Provided records:
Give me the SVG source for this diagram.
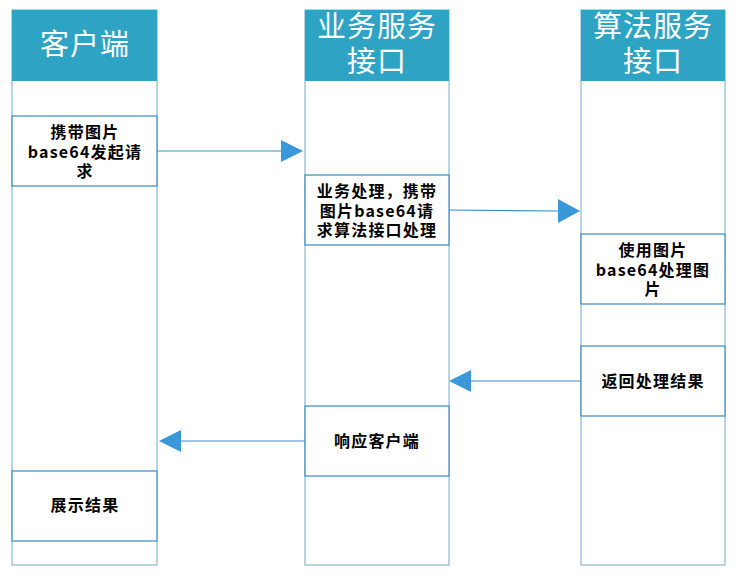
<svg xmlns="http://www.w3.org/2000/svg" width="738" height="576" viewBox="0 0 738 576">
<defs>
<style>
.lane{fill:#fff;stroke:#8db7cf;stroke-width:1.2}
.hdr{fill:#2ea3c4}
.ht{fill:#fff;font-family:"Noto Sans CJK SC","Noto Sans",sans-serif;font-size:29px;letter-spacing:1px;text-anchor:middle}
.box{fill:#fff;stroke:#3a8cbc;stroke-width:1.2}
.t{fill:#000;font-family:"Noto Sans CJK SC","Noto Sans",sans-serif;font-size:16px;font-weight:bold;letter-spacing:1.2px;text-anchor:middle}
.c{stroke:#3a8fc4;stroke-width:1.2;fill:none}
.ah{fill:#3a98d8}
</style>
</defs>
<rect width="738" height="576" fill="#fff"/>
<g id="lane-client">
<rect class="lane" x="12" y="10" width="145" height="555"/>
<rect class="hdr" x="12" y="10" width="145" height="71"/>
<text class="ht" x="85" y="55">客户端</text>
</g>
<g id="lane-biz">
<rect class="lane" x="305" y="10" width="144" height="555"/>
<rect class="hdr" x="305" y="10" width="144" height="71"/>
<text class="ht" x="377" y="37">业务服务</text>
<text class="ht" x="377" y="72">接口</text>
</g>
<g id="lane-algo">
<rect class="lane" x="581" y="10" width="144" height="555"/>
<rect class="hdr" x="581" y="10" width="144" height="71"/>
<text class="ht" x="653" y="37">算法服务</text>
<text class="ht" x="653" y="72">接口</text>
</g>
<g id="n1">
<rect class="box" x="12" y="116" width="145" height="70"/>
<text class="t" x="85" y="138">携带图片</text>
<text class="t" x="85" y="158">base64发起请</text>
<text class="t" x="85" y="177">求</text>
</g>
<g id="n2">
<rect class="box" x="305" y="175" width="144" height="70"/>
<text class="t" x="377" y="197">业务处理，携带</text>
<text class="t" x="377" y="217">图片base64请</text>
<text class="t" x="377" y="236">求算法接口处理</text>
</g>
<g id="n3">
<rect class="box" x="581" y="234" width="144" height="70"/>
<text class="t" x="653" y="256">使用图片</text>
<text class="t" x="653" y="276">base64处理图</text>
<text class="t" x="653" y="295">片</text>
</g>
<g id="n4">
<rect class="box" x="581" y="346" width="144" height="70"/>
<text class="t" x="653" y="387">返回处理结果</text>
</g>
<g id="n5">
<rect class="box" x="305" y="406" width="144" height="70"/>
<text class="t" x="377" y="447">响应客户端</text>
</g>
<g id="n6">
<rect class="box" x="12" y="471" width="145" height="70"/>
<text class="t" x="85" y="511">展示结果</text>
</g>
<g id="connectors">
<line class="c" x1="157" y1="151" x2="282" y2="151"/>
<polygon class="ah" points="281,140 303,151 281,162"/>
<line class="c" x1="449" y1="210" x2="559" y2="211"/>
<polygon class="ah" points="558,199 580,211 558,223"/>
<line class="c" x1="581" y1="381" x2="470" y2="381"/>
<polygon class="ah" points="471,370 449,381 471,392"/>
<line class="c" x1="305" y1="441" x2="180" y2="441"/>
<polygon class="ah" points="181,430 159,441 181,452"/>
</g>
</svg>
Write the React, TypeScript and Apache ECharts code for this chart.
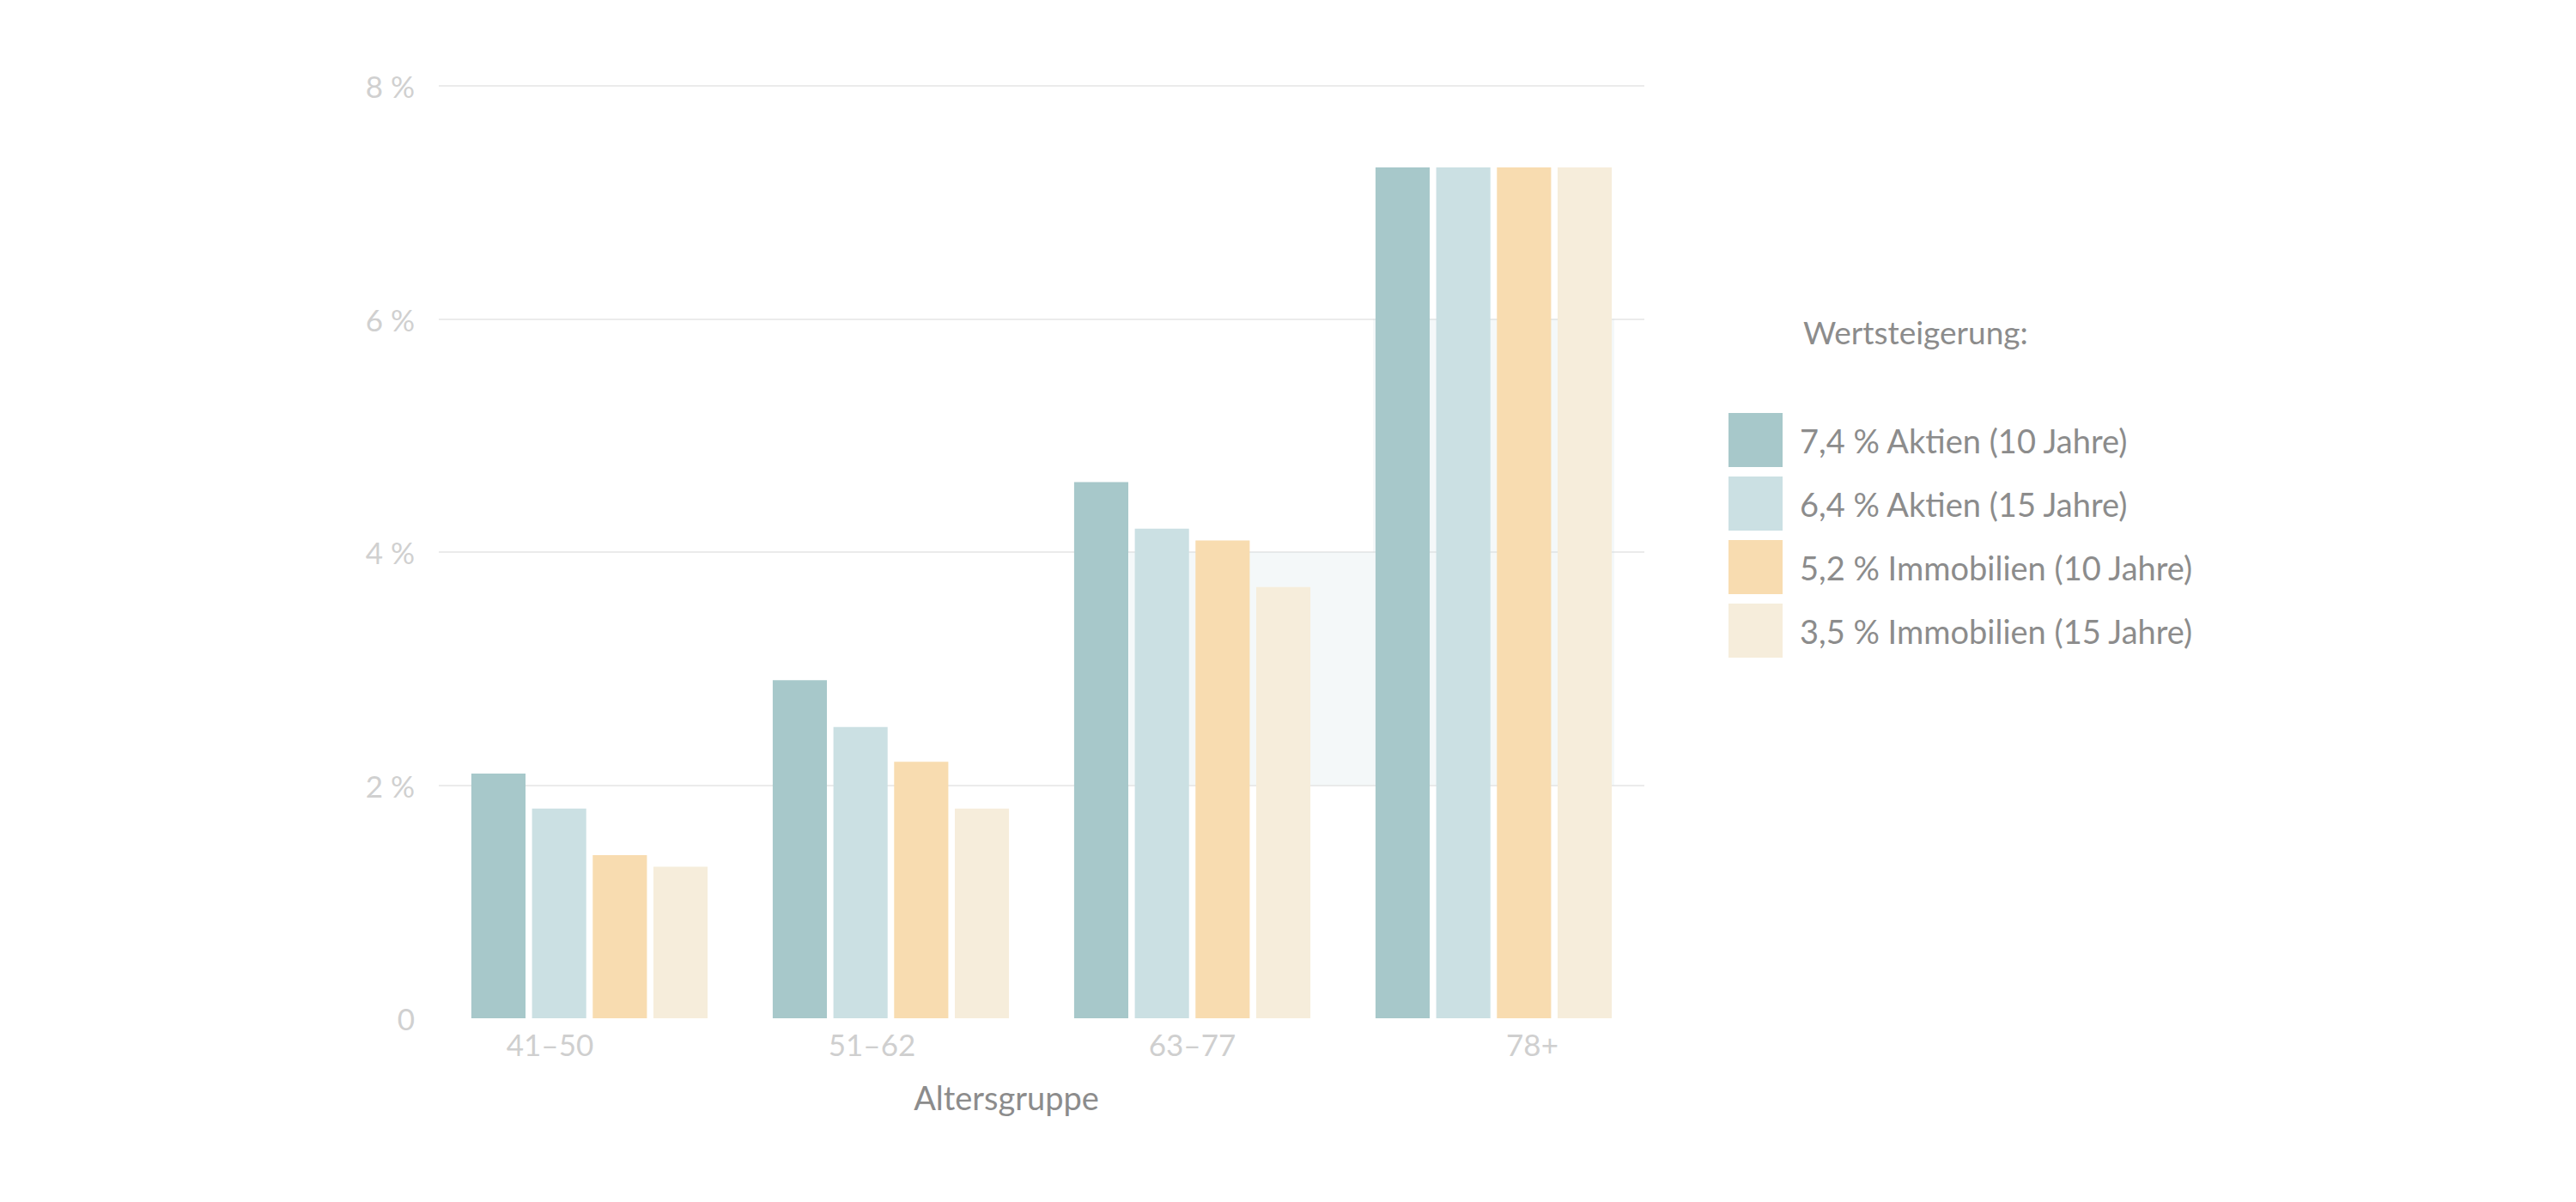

Exercise objective: Copy out the listing exactly as it stands, but not the pictures.

Exercise answer:
Give me the SVG source for this diagram.
<svg xmlns="http://www.w3.org/2000/svg" width="738" height="576" viewBox="0 0 738 576">
<defs>
<style>
.lane{fill:#fff;stroke:#8db7cf;stroke-width:1.2}
.hdr{fill:#2ea3c4}
.ht{fill:#fff;font-family:"Noto Sans CJK SC","Noto Sans",sans-serif;font-size:29px;letter-spacing:1px;text-anchor:middle}
.box{fill:#fff;stroke:#3a8cbc;stroke-width:1.2}
.t{fill:#000;font-family:"Noto Sans CJK SC","Noto Sans",sans-serif;font-size:16px;font-weight:bold;letter-spacing:1.2px;text-anchor:middle}
.c{stroke:#3a8fc4;stroke-width:1.2;fill:none}
.ah{fill:#3a98d8}
</style>
</defs>
<rect width="738" height="576" fill="#fff"/>
<g id="lane-client">
<rect class="lane" x="12" y="10" width="145" height="555"/>
<rect class="hdr" x="12" y="10" width="145" height="71"/>
<text class="ht" x="85" y="55">客户端</text>
</g>
<g id="lane-biz">
<rect class="lane" x="305" y="10" width="144" height="555"/>
<rect class="hdr" x="305" y="10" width="144" height="71"/>
<text class="ht" x="377" y="37">业务服务</text>
<text class="ht" x="377" y="72">接口</text>
</g>
<g id="lane-algo">
<rect class="lane" x="581" y="10" width="144" height="555"/>
<rect class="hdr" x="581" y="10" width="144" height="71"/>
<text class="ht" x="653" y="37">算法服务</text>
<text class="ht" x="653" y="72">接口</text>
</g>
<g id="n1">
<rect class="box" x="12" y="116" width="145" height="70"/>
<text class="t" x="85" y="138">携带图片</text>
<text class="t" x="85" y="158">base64发起请</text>
<text class="t" x="85" y="177">求</text>
</g>
<g id="n2">
<rect class="box" x="305" y="175" width="144" height="70"/>
<text class="t" x="377" y="197">业务处理，携带</text>
<text class="t" x="377" y="217">图片base64请</text>
<text class="t" x="377" y="236">求算法接口处理</text>
</g>
<g id="n3">
<rect class="box" x="581" y="234" width="144" height="70"/>
<text class="t" x="653" y="256">使用图片</text>
<text class="t" x="653" y="276">base64处理图</text>
<text class="t" x="653" y="295">片</text>
</g>
<g id="n4">
<rect class="box" x="581" y="346" width="144" height="70"/>
<text class="t" x="653" y="387">返回处理结果</text>
</g>
<g id="n5">
<rect class="box" x="305" y="406" width="144" height="70"/>
<text class="t" x="377" y="447">响应客户端</text>
</g>
<g id="n6">
<rect class="box" x="12" y="471" width="145" height="70"/>
<text class="t" x="85" y="511">展示结果</text>
</g>
<g id="connectors">
<line class="c" x1="157" y1="151" x2="282" y2="151"/>
<polygon class="ah" points="281,140 303,151 281,162"/>
<line class="c" x1="449" y1="210" x2="559" y2="211"/>
<polygon class="ah" points="558,199 580,211 558,223"/>
<line class="c" x1="581" y1="381" x2="470" y2="381"/>
<polygon class="ah" points="471,370 449,381 471,392"/>
<line class="c" x1="305" y1="441" x2="180" y2="441"/>
<polygon class="ah" points="181,430 159,441 181,452"/>
</g>
</svg>
Write the React, TypeScript and Apache ECharts code for this chart.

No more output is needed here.